### [Exercise instructions]
Everything from the first line of the data through the line with "(ok) at (5,563)" is to be echoed exactly, minus the pictures.

### [Dataset]
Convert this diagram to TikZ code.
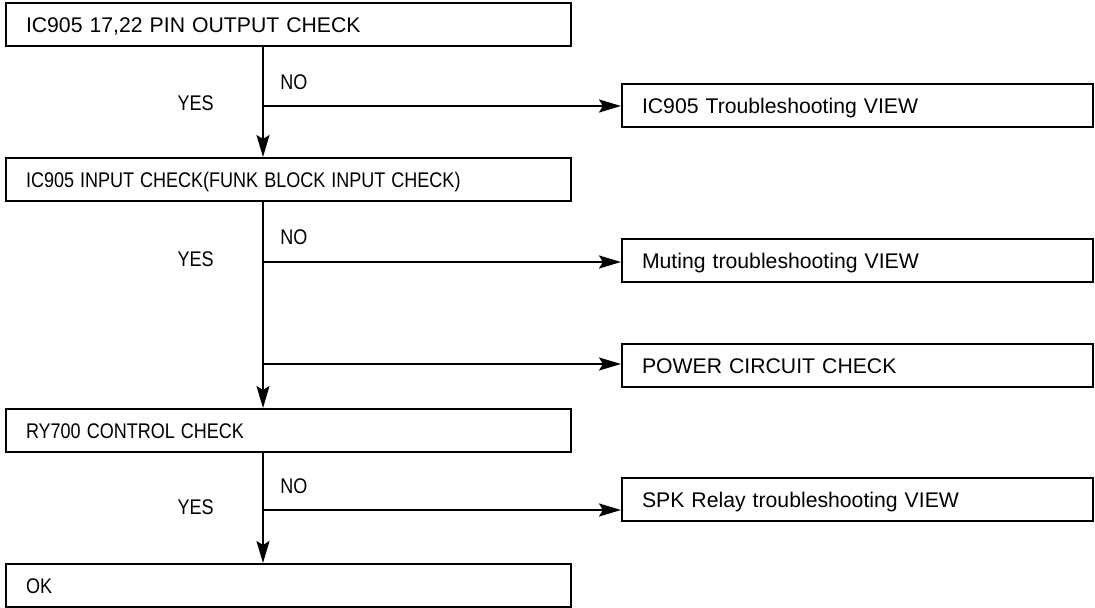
\documentclass[tikz,border=0pt]{standalone}
\usepackage{graphicx}
\usepackage{fontspec}
\setmainfont{Liberation Sans}
\usetikzlibrary{arrows.meta}
\newcommand{\condtxt}[1]{\scalebox{0.85}[1]{#1}}
\begin{document}
\begin{tikzpicture}[x=0.5pt, y=-0.5pt, >={Stealth[length=11pt,width=6.5pt,inset=2pt]},
	font=\fontsize{10.6}{12}\selectfont,
	box/.style={draw, line width=1pt, anchor=north west, minimum height=21.5pt,
		inner xsep=10pt, inner ysep=0pt, align=left, text height=7.6pt, text depth=0pt},
	mainbox/.style={box, text width=262.5pt},
	sidebox/.style={box, text width=215.5pt},
	flow/.style={line width=1pt, ->},
	lbl/.style={inner sep=0pt}]
	\useasboundingbox (0,0) rectangle (1095,608);
	
	% cột kiểm tra chính
	\node[mainbox] (chk1) at (5,2) {IC905 17,22 PIN OUTPUT CHECK};
	\node[mainbox] (chk2) at (5,157) {\condtxt{IC905 INPUT CHECK(FUNK BLOCK INPUT CHECK)}};
	\node[mainbox] (chk3) at (5,408) {\condtxt{RY700 CONTROL CHECK}};
	\node[mainbox] (ok) at (5,563) {\condtxt{OK}};
	
	% các hộp bên phải
	\node[sidebox] (view1) at (621,83) {IC905 Troubleshooting VIEW};
	\node[sidebox] (view2) at (621,238) {Muting troubleshooting VIEW};
	\node[sidebox] (power) at (621,343) {POWER CIRCUIT CHECK};
	\node[sidebox] (view3) at (621,477) {SPK Relay troubleshooting VIEW};
	
	% điểm rẽ nhánh
	\coordinate (b1) at (263,106);
	\coordinate (b2) at (263,262);
	\coordinate (b3) at (263,364);
	\coordinate (b4) at (263,510);
	
	\draw[flow] (b1 |- chk1.south) -- (b1 |- chk2.north);
	\draw[flow] (b2 |- chk2.south) -- (b2 |- chk3.north);
	\draw[flow] (b4 |- chk3.south) -- (b4 |- ok.north);
	
	\draw[flow] (b1) -- (b1 -| view1.west);
	\draw[flow] (b2) -- (b2 -| view2.west);
	\draw[flow] (b3) -- (b3 -| power.west);
	\draw[flow] (b4) -- (b4 -| view3.west);
	
	\node[lbl, anchor=east] (yes1) at (214,103) {\condtxt{YES}};
	\node[lbl, anchor=west] (no1) at (280,82) {\condtxt{NO}};
	\node[lbl, anchor=east] (yes2) at (214,259) {\condtxt{YES}};
	\node[lbl, anchor=west] (no2) at (280,237) {\condtxt{NO}};
	\node[lbl, anchor=east] (yes3) at (214,507) {\condtxt{YES}};
	\node[lbl, anchor=west] (no3) at (280,486) {\condtxt{NO}};
\end{tikzpicture}
\end{document}
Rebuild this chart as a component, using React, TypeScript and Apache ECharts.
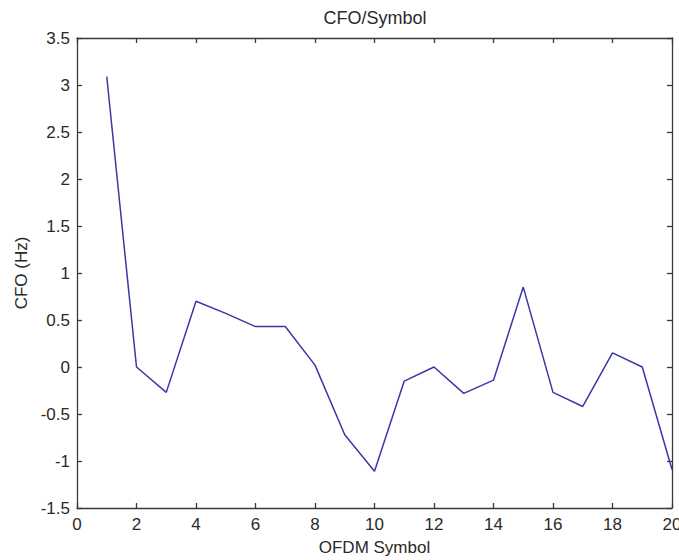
import React, { useEffect, useRef } from "react";
import * as echarts from "echarts";

const symbols = [1, 2, 3, 4, 5, 6, 7, 8, 9, 10, 11, 12, 13, 14, 15, 16, 17, 18, 19, 20];
const cfoValues = [3.09, 0.0, -0.27, 0.7, 0.57, 0.43, 0.43, 0.02, -0.72, -1.11, -0.15, 0.0, -0.28, -0.14, 0.85, -0.27, -0.42, 0.15, 0.0, -1.09];

const titleText = "CFO/Symbol";
const xLabel = "OFDM Symbol";
const yLabel = "CFO (Hz)";

const FONT = "Liberation Sans, Arial, Helvetica, sans-serif";
const AXIS_COLOR = "#3a3a3a";
const TEXT_COLOR = "#2a2a2a";

export default function App() {
  const ref = useRef<HTMLDivElement>(null);
  useEffect(() => {
    if (!ref.current) return;
    const chart = echarts.init(ref.current, null, { renderer: "svg" });
    const baseAxisLine = { show: true, onZero: false, lineStyle: { color: AXIS_COLOR, width: 1.3 } };
    const tick = { show: true, inside: true, length: 5, lineStyle: { color: AXIS_COLOR, width: 1.3 } };
    chart.setOption({
      animation: false,
      backgroundColor: "#ffffff",
      graphic: [
        {
          type: "text",
          x: 375,
          y: 9,
          style: {
            text: titleText,
            fontFamily: FONT,
            fontSize: 18,
            fill: TEXT_COLOR,
            textAlign: "center",
            textVerticalAlign: "top",
          },
        },
      ],
      grid: {
        left: 77,
        top: 38,
        width: 595,
        height: 470,
        containLabel: false,
        outerBoundsMode: "none",
      },
      xAxis: [
        {
          type: "value",
          position: "bottom",
          min: 0,
          max: 20,
          interval: 2,
          axisLine: baseAxisLine,
          axisTick: tick,
          splitLine: { show: false },
          axisLabel: { show: true, margin: 8, fontFamily: FONT, fontSize: 17, color: TEXT_COLOR },
          name: xLabel,
          nameLocation: "middle",
          nameGap: 31,
          nameTextStyle: { fontFamily: FONT, fontSize: 17, color: TEXT_COLOR },
        },
        {
          type: "value",
          position: "top",
          min: 0,
          max: 20,
          interval: 2,
          axisLine: baseAxisLine,
          axisTick: tick,
          splitLine: { show: false },
          axisLabel: { show: false },
        },
      ],
      yAxis: [
        {
          type: "value",
          position: "left",
          min: -1.5,
          max: 3.5,
          interval: 0.5,
          axisLine: baseAxisLine,
          axisTick: tick,
          splitLine: { show: false },
          axisLabel: { show: true, margin: 7, fontFamily: FONT, fontSize: 17, color: TEXT_COLOR },
          name: yLabel,
          nameLocation: "middle",
          nameGap: 47,
          nameRotate: 90,
          nameTextStyle: { fontFamily: FONT, fontSize: 17, color: TEXT_COLOR },
        },
        {
          type: "value",
          position: "right",
          min: -1.5,
          max: 3.5,
          interval: 0.5,
          axisLine: baseAxisLine,
          axisTick: tick,
          splitLine: { show: false },
          axisLabel: { show: false },
        },
      ],
      series: [
        {
          type: "line",
          xAxisIndex: 0,
          yAxisIndex: 0,
          data: symbols.map((s, i) => [s, cfoValues[i]]),
          showSymbol: false,
          symbol: "none",
          lineStyle: { color: "#3838a8", width: 1.5 },
        },
      ],
    });
    return () => chart.dispose();
  }, []);
  return (
    <div
      ref={ref}
      style={{ position: "fixed", left: 0, top: 0, width: 679, height: 560, background: "#fff" }}
    />
  );
}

### [Task output]
Convert this diagram to TikZ code.
\documentclass[tikz,border=0pt]{standalone}
\usepackage{graphicx}
\usepackage{fontspec}
\setmainfont{Liberation Sans}
\usetikzlibrary{arrows.meta}
\newcommand{\condtxt}[1]{\scalebox{0.85}[1]{#1}}
\begin{document}
\begin{tikzpicture}[x=0.5pt, y=-0.5pt, >={Stealth[length=11pt,width=6.5pt,inset=2pt]},
	font=\fontsize{10.6}{12}\selectfont,
	box/.style={draw, line width=1pt, anchor=north west, minimum height=21.5pt,
		inner xsep=10pt, inner ysep=0pt, align=left, text height=7.6pt, text depth=0pt},
	mainbox/.style={box, text width=262.5pt},
	sidebox/.style={box, text width=215.5pt},
	flow/.style={line width=1pt, ->},
	lbl/.style={inner sep=0pt}]
	\useasboundingbox (0,0) rectangle (1095,608);
	
	% cột kiểm tra chính
	\node[mainbox] (chk1) at (5,2) {IC905 17,22 PIN OUTPUT CHECK};
	\node[mainbox] (chk2) at (5,157) {\condtxt{IC905 INPUT CHECK(FUNK BLOCK INPUT CHECK)}};
	\node[mainbox] (chk3) at (5,408) {\condtxt{RY700 CONTROL CHECK}};
	\node[mainbox] (ok) at (5,563) {\condtxt{OK}};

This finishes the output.